Barry is currently nearing completion of his next book, tentatively titled The Creation of the American Soul, which focuses on the development of the separation of church and state in the 17th century, as manifested in John Winthrop's "cittie upon a hill" and the concomitant enforced conformity in Massachusetts as opposed to the freedom of religion and individualism in Roger Williams's Rhode Island.
Barry serves on advisory boards at M.I.T’s Center for Engineering Systems Fundamentals, the Johns Hopkins Bloomberg School of Public Health, and was the only non-scientist on a federal government Infectious Disease Board of Experts. He advised both the Bush and Obama administrations on influenza and he has also advised other federal, state, and World Health Organization officials on influenza, crisis management, and risk communication. After Hurricane Katrina, the Louisiana Congressional delegation asked him to chair a bipartisan working group on flood control, and in 2007 he was appointed to both the Southeast Louisiana Flood Control Authority East, which oversees six levee districts in the metropolitan New Orleans area, and the Louisiana Coastal Protection and Restoration Authority, which develops and implements the hurricane protection plan for the state. The National Academies of Science has recognized his expertise in entirely different areas, inviting him to give not only the 2006 Wolman Lecture on water resources, but also the keynote speech at its first international scientific meeting on influenza. Similarly, he has been keynote speaker at both a White House Conference on the Mississippi Delta and an International Congress on Respiratory Viruses; he has lectured at the National War College, Harvard Business School, and many similar venues. He is also co-originator of Riversphere, a $100 million center being developed by Tulane University which will be the first facility in the world dedicated to comprehensive river research.
His articles have appeared in such scientific journals as Nature and Journal of Infectious Disease as well as in lay publications ranging from Sports Illustrated to The New York Times, The Washington Post, Fortune, Time, Newsweek, and Esquire. A frequent guest on every broadcast network in the US, he has appeared on such shows as NBC's Meet the Press, ABC's World News, and NPR's All Things Considered, as well as on such foreign media as the BBC and Al Jazeera. He has also served as a consultant for Sony Pictures and contributed to award-winning television documentaries.

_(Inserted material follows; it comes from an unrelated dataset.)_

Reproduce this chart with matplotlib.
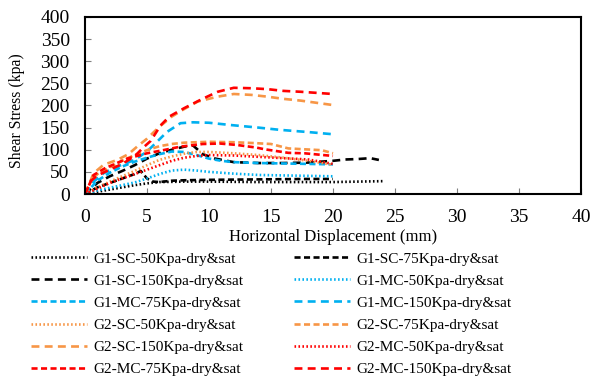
import matplotlib.pyplot as plt

plt.rcParams['font.family'] = ['Liberation Serif', 'DejaVu Serif']

# Shear stress (kpa) vs horizontal displacement (mm)
g1_sc_50_x = [0, 1, 2, 3, 4, 5, 6, 8, 10, 14, 18, 20, 22, 24]
g1_sc_50_y = [0, 5, 10, 15, 20, 24, 27, 28, 28, 27, 27, 27, 28, 29]

g1_sc_75_x = [0, 1, 2, 3, 4, 4.5, 5, 5.5, 6, 7, 8, 10, 14, 18, 20]
g1_sc_75_y = [0, 15, 25, 35, 45, 52, 35, 28, 27, 30, 31, 32, 33, 34, 34]

g1_sc_150_x = [0, 1, 2, 3, 4, 5, 6, 7, 8, 8.7, 9.5, 10.5, 12, 14, 16, 18, 20, 21, 22, 23, 23.7]
g1_sc_150_y = [0, 25, 40, 52, 65, 80, 92, 100, 107, 110, 90, 80, 72, 70, 70, 71, 75, 78, 79, 81, 77]

g1_mc_50_x = [0, 1, 2, 3, 4, 5, 6, 7, 8, 9, 10, 12, 14, 16, 18, 20]
g1_mc_50_y = [0, 8, 14, 20, 26, 35, 45, 53, 55, 53, 50, 46, 43, 42, 41, 40]

g1_mc_75_x = [0, 1, 2, 3, 4, 5, 6, 7, 8, 9, 10, 11, 12, 14, 16, 18, 20]
g1_mc_75_y = [0, 30, 48, 62, 73, 82, 90, 96, 95, 88, 80, 75, 72, 70, 69, 68, 67]

g1_mc_150_x = [0, 0.7, 1.5, 2.6, 4, 5, 5.7, 6.6, 7.7, 8.7, 10, 11.7, 14, 15.7, 18, 20]
g1_mc_150_y = [0, 28, 47, 62, 77, 96, 115, 140, 160, 162, 161, 156, 150, 145, 140, 135]

g2_sc_50_x = [0, 1, 2, 3, 4, 5, 6, 7, 8, 9, 10, 12, 14, 16, 18, 20]
g2_sc_50_y = [0, 15, 28, 40, 52, 65, 77, 85, 91, 95, 95, 92, 88, 82, 75, 66]

g2_sc_75_x = [0, 0.5, 1, 2, 3, 4, 5, 6, 7, 8, 10, 12, 13.7, 15, 16.4, 17.7, 19.1, 20]
g2_sc_75_y = [0, 30, 45, 60, 75, 88, 99, 108, 113, 116, 118, 117, 115, 113, 103, 101, 99, 92]

g2_sc_150_x = [0, 0.7, 1.5, 2.6, 3.5, 4.2, 5, 6, 7, 8, 9.1, 10.7, 12, 13.4, 14.7, 16, 17.4, 20]
g2_sc_150_y = [0, 47, 66, 77, 90, 107, 125, 152, 175, 192, 209, 220, 226, 224, 220, 215, 211, 201]

g2_mc_50_x = [0, 1, 2, 3, 4, 5, 6, 7, 8, 9, 10, 12, 14, 16, 18, 20]
g2_mc_50_y = [0, 12, 25, 35, 45, 55, 65, 75, 82, 86, 88, 87, 84, 81, 78, 68]

g2_mc_75_x = [0, 0.7, 1.6, 3.4, 5, 6.3, 7.7, 9.5, 10.9, 12.2, 13.8, 14.5, 16.4, 17.7, 20]
g2_mc_75_y = [0, 43, 58, 80, 92, 99, 107, 113, 114, 111, 105, 101, 93, 92, 86]

g2_mc_150_x = [0, 0.5, 1, 2, 3, 4, 4.7, 5.3, 6.1, 6.8, 8, 9.4, 10.7, 12, 13.4, 14.7, 16, 17.4, 20]
g2_mc_150_y = [0, 30, 42, 55, 68, 85, 105, 120, 155, 175, 194, 214, 231, 240, 239, 237, 233, 231, 226]

black = 'black'
blue = '#00B0F0'
orange = '#F79646'
red = '#FF0000'

dotted = (0, (0.6, 0.9))
short_dash = (0, (2.3, 1.3))
long_dash = (0, (3, 2))

series = [
    ('G1-SC-50Kpa-dry&sat', g1_sc_50_x, g1_sc_50_y, black, dotted),
    ('G1-SC-75Kpa-dry&sat', g1_sc_75_x, g1_sc_75_y, black, short_dash),
    ('G1-SC-150Kpa-dry&sat', g1_sc_150_x, g1_sc_150_y, black, long_dash),
    ('G1-MC-50Kpa-dry&sat', g1_mc_50_x, g1_mc_50_y, blue, dotted),
    ('G1-MC-75Kpa-dry&sat', g1_mc_75_x, g1_mc_75_y, blue, short_dash),
    ('G1-MC-150Kpa-dry&sat', g1_mc_150_x, g1_mc_150_y, blue, long_dash),
    ('G2-SC-50Kpa-dry&sat', g2_sc_50_x, g2_sc_50_y, orange, dotted),
    ('G2-SC-75Kpa-dry&sat', g2_sc_75_x, g2_sc_75_y, orange, short_dash),
    ('G2-SC-150Kpa-dry&sat', g2_sc_150_x, g2_sc_150_y, orange, long_dash),
    ('G2-MC-50Kpa-dry&sat', g2_mc_50_x, g2_mc_50_y, red, dotted),
    ('G2-MC-75Kpa-dry&sat', g2_mc_75_x, g2_mc_75_y, red, short_dash),
    ('G2-MC-150Kpa-dry&sat', g2_mc_150_x, g2_mc_150_y, red, long_dash),
]

fig = plt.figure(figsize=(5.93, 3.81), dpi=100)
ax = fig.add_axes([0.1433, 0.4908, 0.8365, 0.4646])

handles = []
for label, x, y, color, ls in series:
    h, = ax.plot(x, y, color=color, linestyle=ls, linewidth=1.9, label=label)
    handles.append(h)

ax.set_xlim(0, 40)
ax.set_ylim(0, 400)
ax.set_xticks(range(0, 41, 5))
ax.set_yticks(range(0, 401, 50))
ax.tick_params(direction='in', length=4, width=0.8, color='#7f7f7f', labelsize=14)
ax.tick_params(axis='x', pad=11)
ax.tick_params(axis='y', pad=11)
for s in ax.spines.values():
    s.set_linewidth(1.5)
ax.set_xlabel('Horizontal Displacement (mm)', fontsize=12)
ax.xaxis.set_label_coords(0.5, -0.195)
ax.set_ylabel('Shear Stress (kpa)', fontsize=11.3)
ax.yaxis.set_label_coords(-0.121, 0.469)

# legend reads row-wise in the original, matplotlib fills column-wise
order = list(range(0, 12, 2)) + list(range(1, 12, 2))
fig.legend([handles[i] for i in order], [series[i][0] for i in order],
           ncol=2, frameon=False, fontsize=11, loc='upper center',
           bbox_to_anchor=(0.457, 0.375), handlelength=3.7, columnspacing=3.3,
           labelspacing=0.55, handletextpad=0.4)

fig.savefig('out.png', dpi=100)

His writing has received not only formal awards but less formal recognition as well. In 2004 GQ named Rising Tide one of nine pieces of writing essential to understanding America; that list also included Abraham Lincoln’s Second Inaugural Address and Martin Luther King’s “Letter from Birmingham Jail.” His first book, The Ambition and the Power: A true story of Washington, was cited by The New York Times as one of the eleven best books ever written about Washington and the Congress. His second book The Transformed Cell: Unlocking the Mysteries of Cancer, coauthored with Dr. Steven Rosenberg, was published in twelve languages. And a story about football he wrote was selected for inclusion in an anthology of the best football writing of all time published in 2006 by Sports Illustrated.
In addition to serving on advisory boards at Johns Hopkins and MIT, he is on the board of the Society of American Historians, American Heritage Rivers, and the advisory board for the National Mississippi River Museum in Dubuque. Before becoming a writer, Barry coached football at the high school, small college, and major college levels. Currently Distinguished Scholar at the Center for Bioenvironmental Research of Tulane and Xavier Universities, he lives in New Orleans.